Anomaly Detection using Multi-channel FLAC for Supporting Diagnosis of ECG

In this paper, we propose an approach for abnormality detection in multi-channel ECG signals. This system serves as front end to detect the irregular sections in ECG signals, where symptoms may be observed. Thereby, the doctor can focus on only the detected suspected symptom sections, ignoring the disease-free parts. Hence the workload of the inspection by the doctors is significantly reduced and the diagnosis efficiency can be sharply improved. For extracting the predominant characteristics of multi-channel ECG signals, we propose multi-channel Fourier local auto-correlations (m-FLAC) features on multi-channel complex spectrograms. The method characterizes the amplitude and phase information as well as temporal dynamics of the multi-channel ECG signal. At the anomaly detection stage, we employ complex subspace method for statistically modeling the normal (healthy) ECG patterns as in one-class learning.
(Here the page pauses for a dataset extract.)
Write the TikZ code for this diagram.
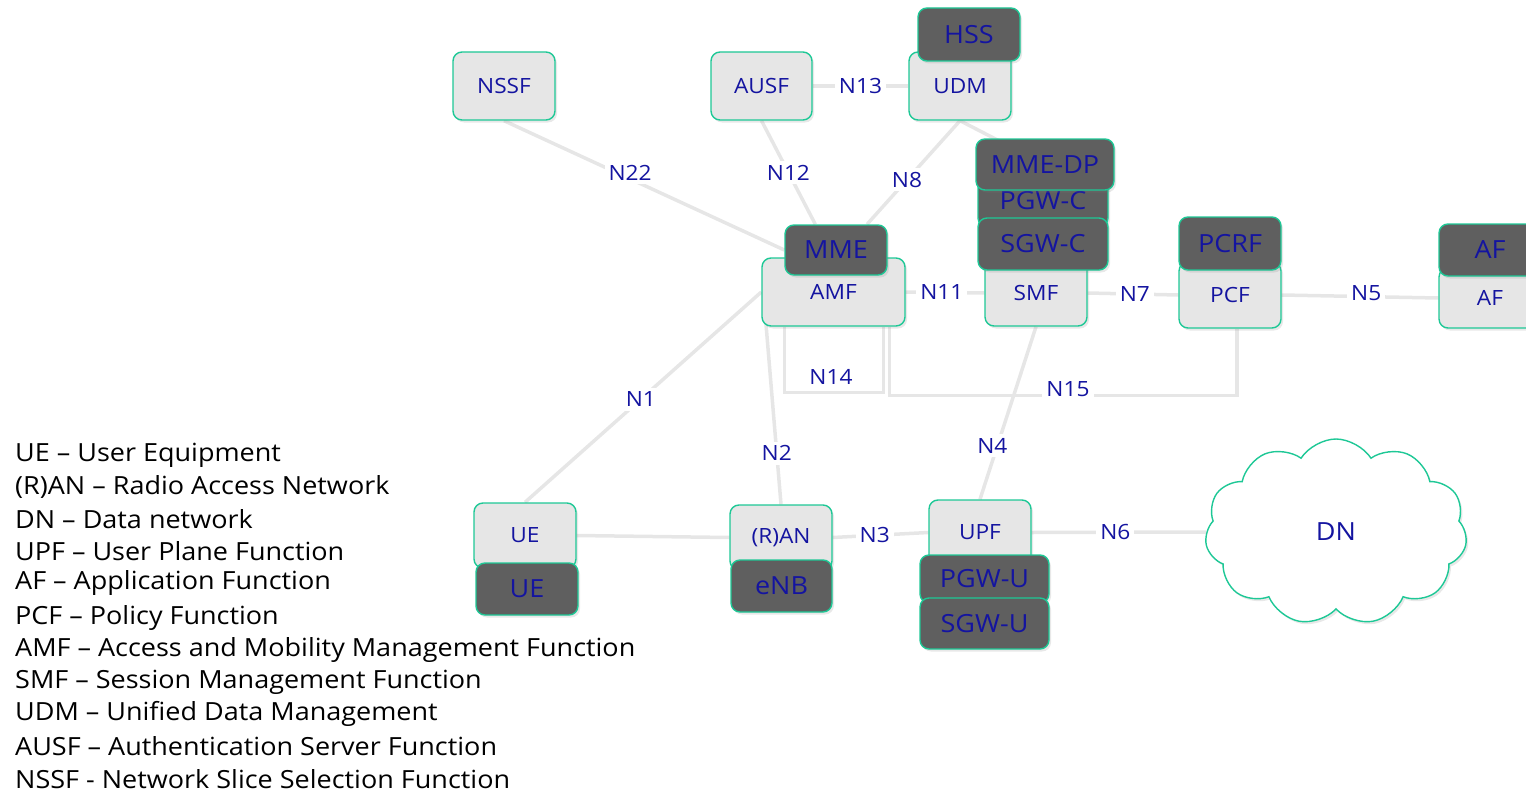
\documentclass[tikz,border=0pt]{standalone}
\usepackage{fontspec}
\setmainfont[FakeStretch=1.08]{Open Sans}
\usetikzlibrary{shapes.symbols,shadows,calc}
\definecolor{grn}{RGB}{30,200,150}
\definecolor{lfill}{RGB}{230,230,230}
\definecolor{dfill}{RGB}{95,95,95}
\definecolor{txt}{RGB}{20,20,160}
\definecolor{conn}{RGB}{230,230,230}
\pgfdeclarelayer{background}
\pgfsetlayers{background,main}
\begin{document}
\begin{tikzpicture}[x=1pt,y=-1pt,
  shad/.style={drop shadow={opacity=0.18,shadow xshift=2pt,shadow yshift=-2.5pt}},
  lbox/.style={shad,draw=grn, line width=1.4pt, fill=lfill, rounded corners=9pt, inner sep=0pt,
    text=txt, font=\fontsize{21}{23}\selectfont},
  dbox/.style={shad,draw=grn, line width=1.4pt, fill=dfill, rounded corners=9pt, inner sep=0pt,
    text=txt, font=\fontsize{25}{27}\selectfont},
  conline/.style={draw=conn, line width=3.5pt},
  lab/.style={fill=white, text=txt, font=\fontsize{21}{23}\selectfont, inner sep=4pt},
  legend/.style={anchor=west, text=black, font=\fontsize{25}{27}\selectfont, inner sep=0pt}
]
\useasboundingbox (0,0) rectangle (1526,792);

% ---------- nodes ----------
\path
  node[lbox, minimum width=102pt, minimum height=68pt] (nssf) at (504,86) {NSSF}
  node[lbox, minimum width=101pt, minimum height=68pt] (ausf) at (761.5,86) {AUSF}
  node[lbox, minimum width=102pt, minimum height=68pt] (udm) at (960,86) {UDM}
  node[dbox, minimum width=102pt, minimum height=53pt] (hss) at (969,34.5) {HSS}
  node[lbox, minimum width=143pt, minimum height=68pt] (amf) at (833.5,292) {AMF}
  node[dbox, minimum width=102pt, minimum height=50pt] (mme) at (836,250) {MME}
  node[lbox, minimum width=102pt, minimum height=66pt] (smf) at (1036,293) {SMF}
  node[dbox, minimum width=130pt, minimum height=52pt] (pgwc) at (1043,201) {PGW-C}
  node[dbox, minimum width=130pt, minimum height=52pt] (sgwc) at (1043,244) {SGW-C}
  node[dbox, minimum width=138pt, minimum height=51pt] (mmedp) at (1045,164.5) {MME-DP}
  node[lbox, minimum width=102pt, minimum height=66pt] (pcf) at (1230,295) {PCF}
  node[dbox, minimum width=102pt, minimum height=53pt] (pcrf) at (1230,243.5) {PCRF}
  node[lbox, minimum width=102pt, minimum height=60pt] (afl) at (1490,298) {AF}
  node[dbox, minimum width=102pt, minimum height=52pt] (afd) at (1490,250) {AF}
  node[lbox, minimum width=102pt, minimum height=65pt] (uel) at (525,535.5) {UE}
  node[dbox, minimum width=102pt, minimum height=52pt] (ued) at (527,589) {UE}
  node[lbox, minimum width=102pt, minimum height=65pt] (ran) at (781,537.5) {(R)AN}
  node[dbox, minimum width=101pt, minimum height=52pt] (enb) at (781.5,586) {eNB}
  node[lbox, minimum width=102pt, minimum height=65pt] (upf) at (980,532.5) {UPF}
  node[dbox, minimum width=129pt, minimum height=48pt] (pgwu) at (984.5,579) {PGW-U}
  node[dbox, minimum width=129pt, minimum height=51pt] (sgwu) at (984.5,623.5) {SGW-U}
  node[shad, cloud, cloud puffs=11, cloud puff arc=115, aspect=1.42, draw=grn, line width=1.4pt, fill=white,
       minimum width=262pt, minimum height=186pt, text=txt, font=\fontsize{25}{27}\selectfont] (dn) at (1336,532) {DN};

% ---------- connectors (behind the boxes) ----------
\begin{pgfonlayer}{background}
  \draw[conline] (nssf.south) -- node[lab, pos=0.45, yshift=6pt] {N22} (mme.west);
  \draw[conline] (ausf.south) -- node[lab, pos=0.5] {N12} ($(mme.north west)!0.3!(mme.north east)$);
  \draw[conline] (udm.south) -- node[lab, pos=0.57] {N8} ($(mme.north west)!0.8!(mme.north east)$);
  \draw[conline] (udm.south) -- (mmedp.center);
  \draw[conline] (ausf.east) -- node[lab, pos=0.5] {N13} (udm.west);
  \draw[conline] (amf.east) -- node[lab, pos=0.46] {N11} (smf.west);
  \draw[conline] (smf.east) -- node[lab, pos=0.52] {N7} (pcf.west);
  \draw[conline] (pcf.east) -- node[lab, pos=0.54, yshift=4pt] {N5} (afl.west);
  \draw[conline] ([xshift=23pt]amf.south west) -- ++(0,66) -| ([xshift=-22pt]amf.south east);
  \node[lab] (n14) at (831,377) {N14};
  \draw[conline] ([xshift=-16pt]amf.south east) -- ++(0,69) -| ([xshift=7pt]pcf.south);
  \node[lab] (n15) at (1068,389) {N15};
  \draw[conline] (amf.west) -- node[lab, pos=0.51] {N1} (uel.north);
  \draw[conline] ([xshift=2pt]amf.west) -- node[lab, pos=0.76] {N2} (ran.north);
  \draw[conline] (smf.south) -- node[lab, pos=0.69, xshift=-5pt] {N4} (upf.north);
  \draw[conline] (uel.east) -- (ran.west);
  \draw[conline] (ran.east) -- node[lab, pos=0.44] {N3} (upf.west);
  \draw[conline] (upf.east) -- node[lab, pos=0.48] {N6} (dn.west);
\end{pgfonlayer}

% ---------- legend ----------
\node[legend] (l1) at (15,455) {UE – User Equipment};
\node[legend] (l2) at (15,487) {(R)AN – Radio Access Network};
\node[legend] (l3) at (15,519) {DN – Data network};
\node[legend] (l4) at (15,551) {UPF – User Plane Function};
\node[legend] (l5) at (15,583) {AF – Application Function};
\node[legend] (l6) at (15,618) {PCF – Policy Function};
\node[legend] (l7) at (15,650) {AMF – Access and Mobility Management Function};
\node[legend] (l8) at (15,682) {SMF – Session Management Function};
\node[legend] (l9) at (15,714) {UDM – Unified Data Management};
\node[legend] (l10) at (15,746) {AUSF – Authentication Server Function};
\node[legend] (l11) at (15,779) {NSSF - Network Slice Selection Function};
\end{tikzpicture}
\end{document}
Then, we investigate the input ECG signals by measuring its deviation distance to the trained subspace. The ECG sections with disordered spectral distributions can be effectively discerned based on such distance metric. To validate the proposed approach, we conducted experiments on ECG dataset. The experimental results demonstrated the effectiveness of the proposed approach including promising performance and high efficiency, compared to conventional methods.